### DESCRIPTION OF THE TASK
Find the lines below that contain the string "seaborn". Copy each one.

### SUPPLIED MATERIAL
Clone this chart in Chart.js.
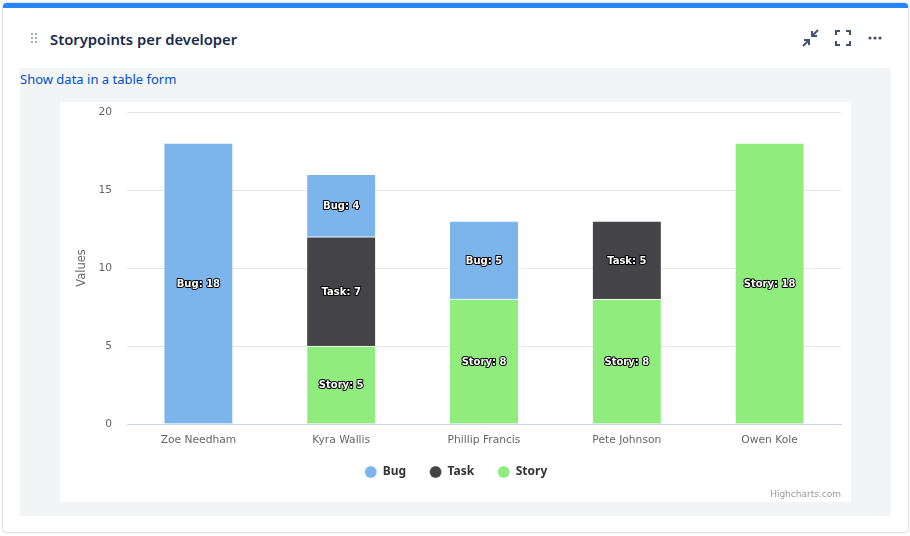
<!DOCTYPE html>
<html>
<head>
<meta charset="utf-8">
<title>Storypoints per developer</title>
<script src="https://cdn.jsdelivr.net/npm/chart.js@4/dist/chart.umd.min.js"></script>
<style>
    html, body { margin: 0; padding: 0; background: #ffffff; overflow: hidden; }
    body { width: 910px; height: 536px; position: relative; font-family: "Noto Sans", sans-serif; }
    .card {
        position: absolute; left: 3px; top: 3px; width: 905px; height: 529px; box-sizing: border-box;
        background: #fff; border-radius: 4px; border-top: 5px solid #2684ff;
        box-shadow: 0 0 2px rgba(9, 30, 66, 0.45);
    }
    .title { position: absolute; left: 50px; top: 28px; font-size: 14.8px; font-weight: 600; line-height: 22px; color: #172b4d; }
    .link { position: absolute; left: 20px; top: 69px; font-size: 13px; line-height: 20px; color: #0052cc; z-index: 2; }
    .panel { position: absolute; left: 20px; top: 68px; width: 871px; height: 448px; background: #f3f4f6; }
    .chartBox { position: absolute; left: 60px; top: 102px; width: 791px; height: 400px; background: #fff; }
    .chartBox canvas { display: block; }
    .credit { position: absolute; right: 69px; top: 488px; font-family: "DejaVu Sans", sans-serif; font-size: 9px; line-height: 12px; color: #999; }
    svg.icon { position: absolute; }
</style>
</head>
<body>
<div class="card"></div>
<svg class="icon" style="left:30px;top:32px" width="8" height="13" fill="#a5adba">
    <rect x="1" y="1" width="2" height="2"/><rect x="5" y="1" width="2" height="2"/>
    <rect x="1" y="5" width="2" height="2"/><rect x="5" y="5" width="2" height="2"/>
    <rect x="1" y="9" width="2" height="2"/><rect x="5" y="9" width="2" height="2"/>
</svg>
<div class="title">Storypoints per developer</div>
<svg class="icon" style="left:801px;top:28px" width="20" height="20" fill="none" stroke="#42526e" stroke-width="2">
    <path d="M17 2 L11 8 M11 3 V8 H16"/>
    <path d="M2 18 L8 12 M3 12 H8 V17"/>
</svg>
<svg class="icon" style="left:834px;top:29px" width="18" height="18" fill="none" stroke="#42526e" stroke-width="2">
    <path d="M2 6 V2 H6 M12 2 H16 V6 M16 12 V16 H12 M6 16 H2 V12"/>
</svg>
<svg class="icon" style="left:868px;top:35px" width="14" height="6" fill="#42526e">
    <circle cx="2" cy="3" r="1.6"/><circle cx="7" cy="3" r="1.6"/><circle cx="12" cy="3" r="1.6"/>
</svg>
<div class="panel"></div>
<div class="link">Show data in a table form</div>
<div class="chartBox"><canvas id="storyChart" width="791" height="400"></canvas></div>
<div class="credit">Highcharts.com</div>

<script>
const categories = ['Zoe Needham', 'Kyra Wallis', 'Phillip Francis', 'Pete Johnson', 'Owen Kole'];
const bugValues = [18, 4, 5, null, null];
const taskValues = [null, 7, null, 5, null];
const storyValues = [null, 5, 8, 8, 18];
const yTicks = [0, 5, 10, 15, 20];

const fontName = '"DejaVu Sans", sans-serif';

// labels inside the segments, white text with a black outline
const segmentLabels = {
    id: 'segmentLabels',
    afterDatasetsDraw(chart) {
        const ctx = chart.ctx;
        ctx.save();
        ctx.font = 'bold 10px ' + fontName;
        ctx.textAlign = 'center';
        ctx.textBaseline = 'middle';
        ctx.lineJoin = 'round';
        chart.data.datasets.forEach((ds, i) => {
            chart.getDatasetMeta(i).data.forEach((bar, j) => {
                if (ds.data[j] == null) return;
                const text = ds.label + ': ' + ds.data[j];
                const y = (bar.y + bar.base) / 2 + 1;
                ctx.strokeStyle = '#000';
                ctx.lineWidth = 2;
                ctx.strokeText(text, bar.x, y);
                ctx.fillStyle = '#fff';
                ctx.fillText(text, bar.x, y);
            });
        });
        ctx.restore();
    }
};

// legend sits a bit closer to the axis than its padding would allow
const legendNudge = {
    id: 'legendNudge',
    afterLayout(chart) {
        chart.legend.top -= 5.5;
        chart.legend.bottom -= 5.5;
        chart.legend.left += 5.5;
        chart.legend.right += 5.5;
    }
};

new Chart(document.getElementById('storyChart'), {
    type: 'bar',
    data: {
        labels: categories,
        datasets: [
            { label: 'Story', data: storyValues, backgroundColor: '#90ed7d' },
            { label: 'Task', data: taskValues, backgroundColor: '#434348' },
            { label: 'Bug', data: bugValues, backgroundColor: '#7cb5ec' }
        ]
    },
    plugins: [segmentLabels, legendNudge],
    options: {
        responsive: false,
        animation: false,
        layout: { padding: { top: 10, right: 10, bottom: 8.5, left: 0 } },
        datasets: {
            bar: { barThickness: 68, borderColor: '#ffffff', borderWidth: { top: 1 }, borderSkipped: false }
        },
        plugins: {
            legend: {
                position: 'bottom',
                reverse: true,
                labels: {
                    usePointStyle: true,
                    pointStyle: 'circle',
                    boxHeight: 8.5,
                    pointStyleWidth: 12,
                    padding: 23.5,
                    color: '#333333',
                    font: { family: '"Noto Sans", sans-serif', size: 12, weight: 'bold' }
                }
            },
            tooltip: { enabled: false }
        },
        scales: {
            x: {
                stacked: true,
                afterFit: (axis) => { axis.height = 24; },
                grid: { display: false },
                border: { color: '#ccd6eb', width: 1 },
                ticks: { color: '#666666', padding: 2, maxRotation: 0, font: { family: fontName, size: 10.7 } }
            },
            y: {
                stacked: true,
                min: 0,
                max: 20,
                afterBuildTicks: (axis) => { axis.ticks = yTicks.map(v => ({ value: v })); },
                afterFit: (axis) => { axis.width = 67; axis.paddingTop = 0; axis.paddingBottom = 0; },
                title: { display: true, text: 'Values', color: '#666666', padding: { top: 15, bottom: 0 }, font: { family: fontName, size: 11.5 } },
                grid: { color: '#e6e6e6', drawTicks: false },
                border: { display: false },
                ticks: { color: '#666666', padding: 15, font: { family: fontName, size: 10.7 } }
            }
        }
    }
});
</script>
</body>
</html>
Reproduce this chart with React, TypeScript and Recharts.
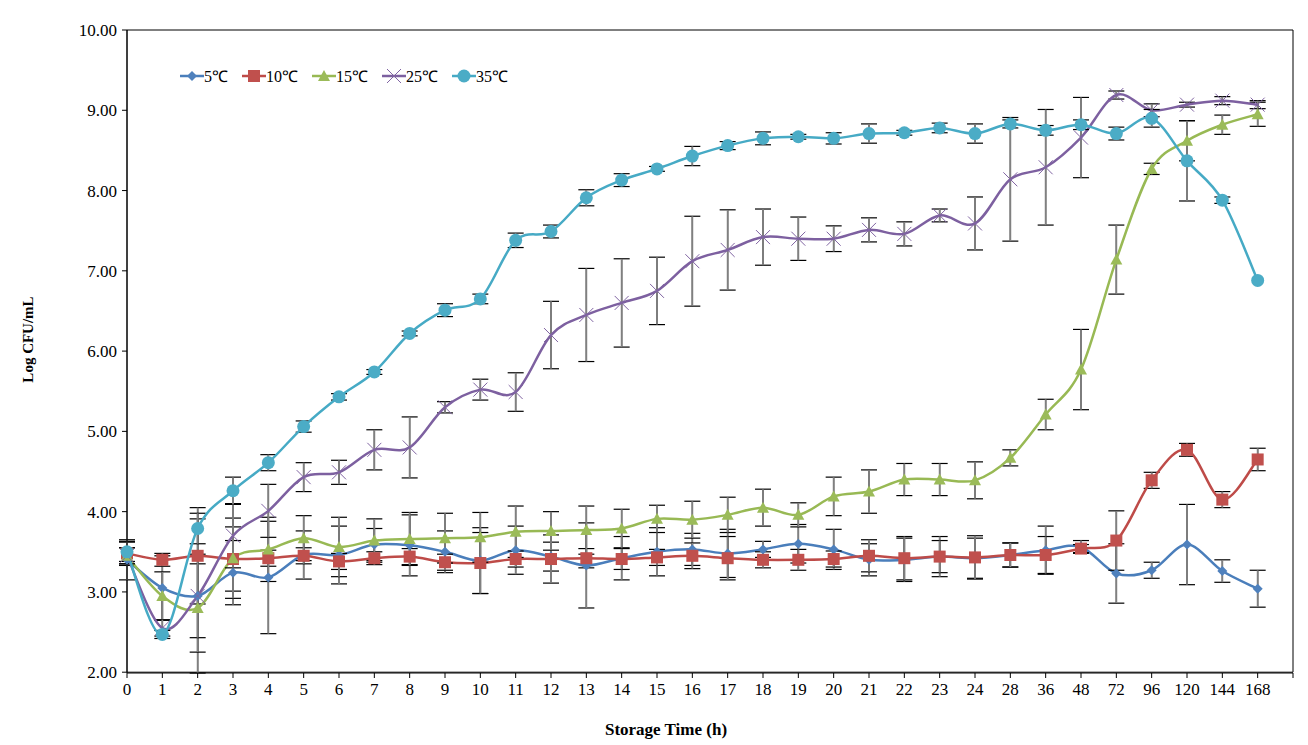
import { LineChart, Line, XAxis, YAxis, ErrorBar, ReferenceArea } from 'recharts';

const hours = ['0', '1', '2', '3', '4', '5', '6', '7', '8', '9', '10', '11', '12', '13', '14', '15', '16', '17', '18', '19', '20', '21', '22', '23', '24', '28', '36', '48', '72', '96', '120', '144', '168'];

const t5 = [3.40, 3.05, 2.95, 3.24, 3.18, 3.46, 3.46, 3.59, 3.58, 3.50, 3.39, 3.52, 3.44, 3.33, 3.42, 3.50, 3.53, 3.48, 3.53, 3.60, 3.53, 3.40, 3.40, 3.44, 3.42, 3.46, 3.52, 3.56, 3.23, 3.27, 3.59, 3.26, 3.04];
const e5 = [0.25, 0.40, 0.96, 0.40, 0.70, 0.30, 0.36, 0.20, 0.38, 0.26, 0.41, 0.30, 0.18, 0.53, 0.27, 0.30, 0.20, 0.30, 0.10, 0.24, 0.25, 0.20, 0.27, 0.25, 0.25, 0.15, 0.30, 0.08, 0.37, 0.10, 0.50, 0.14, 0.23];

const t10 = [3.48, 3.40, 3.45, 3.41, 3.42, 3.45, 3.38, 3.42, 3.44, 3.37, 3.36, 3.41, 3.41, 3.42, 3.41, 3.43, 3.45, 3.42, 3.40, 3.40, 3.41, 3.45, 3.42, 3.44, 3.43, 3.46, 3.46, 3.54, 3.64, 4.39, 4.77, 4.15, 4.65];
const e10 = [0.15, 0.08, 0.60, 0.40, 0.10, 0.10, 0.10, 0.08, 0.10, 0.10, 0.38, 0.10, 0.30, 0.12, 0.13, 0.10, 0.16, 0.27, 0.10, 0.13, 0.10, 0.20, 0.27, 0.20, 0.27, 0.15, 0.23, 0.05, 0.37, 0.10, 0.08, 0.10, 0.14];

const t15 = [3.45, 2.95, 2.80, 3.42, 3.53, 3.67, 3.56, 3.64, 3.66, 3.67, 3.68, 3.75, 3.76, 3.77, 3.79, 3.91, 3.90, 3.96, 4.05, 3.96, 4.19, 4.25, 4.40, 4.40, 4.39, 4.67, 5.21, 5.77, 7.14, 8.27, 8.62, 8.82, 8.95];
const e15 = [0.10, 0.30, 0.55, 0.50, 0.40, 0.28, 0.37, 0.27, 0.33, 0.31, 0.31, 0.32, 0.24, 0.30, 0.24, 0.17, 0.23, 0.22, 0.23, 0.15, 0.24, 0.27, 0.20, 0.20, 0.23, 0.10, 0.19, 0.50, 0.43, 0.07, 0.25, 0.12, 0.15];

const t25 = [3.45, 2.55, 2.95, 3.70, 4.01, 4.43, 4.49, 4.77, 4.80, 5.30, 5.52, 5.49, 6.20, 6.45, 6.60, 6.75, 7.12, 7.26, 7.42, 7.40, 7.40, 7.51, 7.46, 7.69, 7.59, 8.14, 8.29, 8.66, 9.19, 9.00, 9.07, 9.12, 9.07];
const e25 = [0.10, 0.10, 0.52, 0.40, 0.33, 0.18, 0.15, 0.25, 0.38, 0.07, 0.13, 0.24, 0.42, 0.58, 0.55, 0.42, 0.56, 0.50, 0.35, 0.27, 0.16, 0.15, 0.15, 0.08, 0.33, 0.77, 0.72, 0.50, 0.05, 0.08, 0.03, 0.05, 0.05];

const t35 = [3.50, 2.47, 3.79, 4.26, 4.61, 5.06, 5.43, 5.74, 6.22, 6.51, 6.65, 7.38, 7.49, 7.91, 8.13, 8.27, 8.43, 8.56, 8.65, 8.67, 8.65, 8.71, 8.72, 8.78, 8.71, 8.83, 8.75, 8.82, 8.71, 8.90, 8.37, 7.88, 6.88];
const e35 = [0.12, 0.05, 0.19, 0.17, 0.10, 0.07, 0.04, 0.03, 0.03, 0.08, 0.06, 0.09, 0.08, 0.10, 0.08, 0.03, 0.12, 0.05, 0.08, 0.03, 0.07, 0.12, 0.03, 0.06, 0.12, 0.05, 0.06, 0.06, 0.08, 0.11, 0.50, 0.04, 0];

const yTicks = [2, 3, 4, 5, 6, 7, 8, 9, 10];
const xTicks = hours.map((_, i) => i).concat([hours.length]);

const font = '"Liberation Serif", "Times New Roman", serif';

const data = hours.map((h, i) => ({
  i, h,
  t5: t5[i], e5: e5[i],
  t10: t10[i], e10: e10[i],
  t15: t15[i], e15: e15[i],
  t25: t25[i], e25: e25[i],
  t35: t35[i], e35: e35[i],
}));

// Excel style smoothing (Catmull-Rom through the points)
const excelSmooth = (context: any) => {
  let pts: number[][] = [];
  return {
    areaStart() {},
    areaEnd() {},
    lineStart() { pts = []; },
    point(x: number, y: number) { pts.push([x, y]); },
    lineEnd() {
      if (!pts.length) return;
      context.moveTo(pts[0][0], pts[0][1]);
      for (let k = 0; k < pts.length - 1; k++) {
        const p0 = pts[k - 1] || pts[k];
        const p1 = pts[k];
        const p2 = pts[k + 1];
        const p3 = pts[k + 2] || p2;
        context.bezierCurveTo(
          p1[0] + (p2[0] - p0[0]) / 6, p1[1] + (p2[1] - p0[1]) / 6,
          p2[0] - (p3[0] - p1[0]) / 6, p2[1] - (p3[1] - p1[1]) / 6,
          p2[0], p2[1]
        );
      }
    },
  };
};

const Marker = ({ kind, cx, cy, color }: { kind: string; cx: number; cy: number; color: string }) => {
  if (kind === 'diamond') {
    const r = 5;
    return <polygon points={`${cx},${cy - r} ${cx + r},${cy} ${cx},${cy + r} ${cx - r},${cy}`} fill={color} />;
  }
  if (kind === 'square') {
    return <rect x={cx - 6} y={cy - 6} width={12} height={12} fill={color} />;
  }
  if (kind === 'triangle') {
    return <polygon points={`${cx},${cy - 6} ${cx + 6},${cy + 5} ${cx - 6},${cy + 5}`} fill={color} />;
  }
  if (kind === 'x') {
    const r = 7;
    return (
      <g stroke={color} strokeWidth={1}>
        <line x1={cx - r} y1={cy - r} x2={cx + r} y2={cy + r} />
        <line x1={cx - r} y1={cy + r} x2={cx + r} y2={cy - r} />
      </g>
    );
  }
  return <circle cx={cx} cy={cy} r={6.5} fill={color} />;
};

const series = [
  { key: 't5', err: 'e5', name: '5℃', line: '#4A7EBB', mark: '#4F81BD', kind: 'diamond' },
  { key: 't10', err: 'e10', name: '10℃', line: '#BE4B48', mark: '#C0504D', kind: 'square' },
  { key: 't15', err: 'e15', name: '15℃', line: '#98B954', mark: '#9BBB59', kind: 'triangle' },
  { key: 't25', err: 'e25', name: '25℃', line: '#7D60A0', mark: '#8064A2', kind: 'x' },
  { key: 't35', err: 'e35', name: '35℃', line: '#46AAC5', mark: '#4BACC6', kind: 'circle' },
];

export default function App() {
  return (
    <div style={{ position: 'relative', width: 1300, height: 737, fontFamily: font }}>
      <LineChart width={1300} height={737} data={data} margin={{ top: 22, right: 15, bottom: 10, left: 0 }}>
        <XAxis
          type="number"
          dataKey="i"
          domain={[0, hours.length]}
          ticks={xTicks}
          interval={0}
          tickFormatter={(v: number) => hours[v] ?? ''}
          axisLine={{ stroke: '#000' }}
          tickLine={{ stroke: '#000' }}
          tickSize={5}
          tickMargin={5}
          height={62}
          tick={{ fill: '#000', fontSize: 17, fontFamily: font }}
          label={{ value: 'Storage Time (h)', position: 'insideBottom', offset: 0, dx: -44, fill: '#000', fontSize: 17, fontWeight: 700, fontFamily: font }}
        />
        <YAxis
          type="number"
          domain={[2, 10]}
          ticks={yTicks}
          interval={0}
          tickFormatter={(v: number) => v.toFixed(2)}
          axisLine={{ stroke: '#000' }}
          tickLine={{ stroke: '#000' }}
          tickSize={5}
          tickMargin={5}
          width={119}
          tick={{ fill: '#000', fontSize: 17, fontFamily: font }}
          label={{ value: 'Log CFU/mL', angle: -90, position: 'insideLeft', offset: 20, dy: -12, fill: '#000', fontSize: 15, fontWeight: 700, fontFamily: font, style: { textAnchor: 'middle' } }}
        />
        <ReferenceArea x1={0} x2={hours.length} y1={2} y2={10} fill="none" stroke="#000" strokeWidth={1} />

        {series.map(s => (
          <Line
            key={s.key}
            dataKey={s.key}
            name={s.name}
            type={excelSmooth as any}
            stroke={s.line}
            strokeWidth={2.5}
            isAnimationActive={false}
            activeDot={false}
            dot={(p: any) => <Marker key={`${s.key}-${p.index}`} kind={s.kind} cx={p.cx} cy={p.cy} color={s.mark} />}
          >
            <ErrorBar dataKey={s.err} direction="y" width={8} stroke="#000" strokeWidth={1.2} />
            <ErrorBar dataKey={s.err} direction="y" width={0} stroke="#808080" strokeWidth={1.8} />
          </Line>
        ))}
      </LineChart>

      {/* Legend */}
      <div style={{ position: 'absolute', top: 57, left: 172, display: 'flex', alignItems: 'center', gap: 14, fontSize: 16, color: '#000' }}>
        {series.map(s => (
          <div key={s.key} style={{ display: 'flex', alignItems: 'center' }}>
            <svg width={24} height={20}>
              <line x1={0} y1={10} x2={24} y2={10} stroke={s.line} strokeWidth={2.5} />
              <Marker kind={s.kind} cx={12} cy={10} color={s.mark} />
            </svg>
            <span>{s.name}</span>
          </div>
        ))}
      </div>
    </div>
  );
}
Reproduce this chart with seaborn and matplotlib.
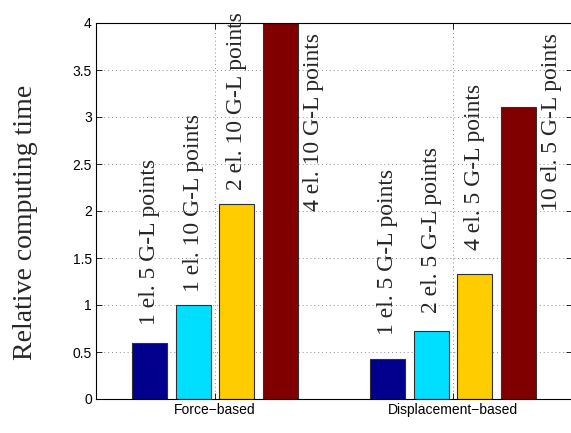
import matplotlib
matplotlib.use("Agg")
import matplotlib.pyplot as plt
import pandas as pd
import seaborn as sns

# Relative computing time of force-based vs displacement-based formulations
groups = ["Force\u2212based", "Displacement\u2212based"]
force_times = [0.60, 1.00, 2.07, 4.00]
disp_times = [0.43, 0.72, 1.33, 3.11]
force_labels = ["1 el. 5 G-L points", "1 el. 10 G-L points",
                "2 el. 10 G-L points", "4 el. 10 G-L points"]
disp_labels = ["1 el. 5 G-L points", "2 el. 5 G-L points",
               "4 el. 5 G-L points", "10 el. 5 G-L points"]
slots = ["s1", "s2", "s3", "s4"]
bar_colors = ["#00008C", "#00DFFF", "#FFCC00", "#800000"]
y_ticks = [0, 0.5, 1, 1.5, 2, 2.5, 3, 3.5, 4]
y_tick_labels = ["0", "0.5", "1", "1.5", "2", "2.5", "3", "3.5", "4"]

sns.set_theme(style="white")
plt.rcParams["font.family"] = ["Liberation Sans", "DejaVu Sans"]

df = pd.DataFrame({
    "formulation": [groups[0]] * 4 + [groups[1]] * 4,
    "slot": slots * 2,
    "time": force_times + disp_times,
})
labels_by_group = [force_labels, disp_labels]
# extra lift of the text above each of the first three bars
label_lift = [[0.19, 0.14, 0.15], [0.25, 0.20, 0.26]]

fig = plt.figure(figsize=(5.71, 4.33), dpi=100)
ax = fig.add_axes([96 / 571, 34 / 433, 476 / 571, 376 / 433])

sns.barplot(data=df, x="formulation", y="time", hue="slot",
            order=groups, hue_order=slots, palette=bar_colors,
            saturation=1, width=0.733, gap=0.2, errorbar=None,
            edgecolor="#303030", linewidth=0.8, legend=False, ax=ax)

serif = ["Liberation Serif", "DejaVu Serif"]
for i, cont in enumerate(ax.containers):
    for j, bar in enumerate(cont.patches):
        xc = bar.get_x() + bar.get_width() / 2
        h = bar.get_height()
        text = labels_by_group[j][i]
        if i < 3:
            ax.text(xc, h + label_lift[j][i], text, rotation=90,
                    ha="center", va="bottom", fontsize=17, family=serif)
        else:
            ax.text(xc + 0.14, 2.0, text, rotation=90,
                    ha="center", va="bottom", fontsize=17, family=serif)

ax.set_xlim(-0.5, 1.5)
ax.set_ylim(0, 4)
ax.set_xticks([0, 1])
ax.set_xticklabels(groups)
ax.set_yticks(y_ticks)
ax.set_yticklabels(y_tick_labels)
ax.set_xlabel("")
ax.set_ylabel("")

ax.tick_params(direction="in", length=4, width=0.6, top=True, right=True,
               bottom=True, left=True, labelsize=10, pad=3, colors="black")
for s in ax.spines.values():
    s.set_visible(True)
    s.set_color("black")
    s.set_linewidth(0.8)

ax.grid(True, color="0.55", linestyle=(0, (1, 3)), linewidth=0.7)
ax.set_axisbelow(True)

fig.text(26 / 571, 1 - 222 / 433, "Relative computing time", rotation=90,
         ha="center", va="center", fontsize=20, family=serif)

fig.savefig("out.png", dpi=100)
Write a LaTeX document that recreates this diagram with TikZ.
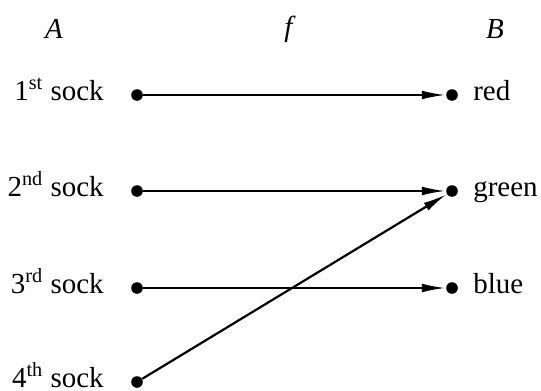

### THE ANSWER
Reproduce this chart with seaborn and matplotlib.
import seaborn as sns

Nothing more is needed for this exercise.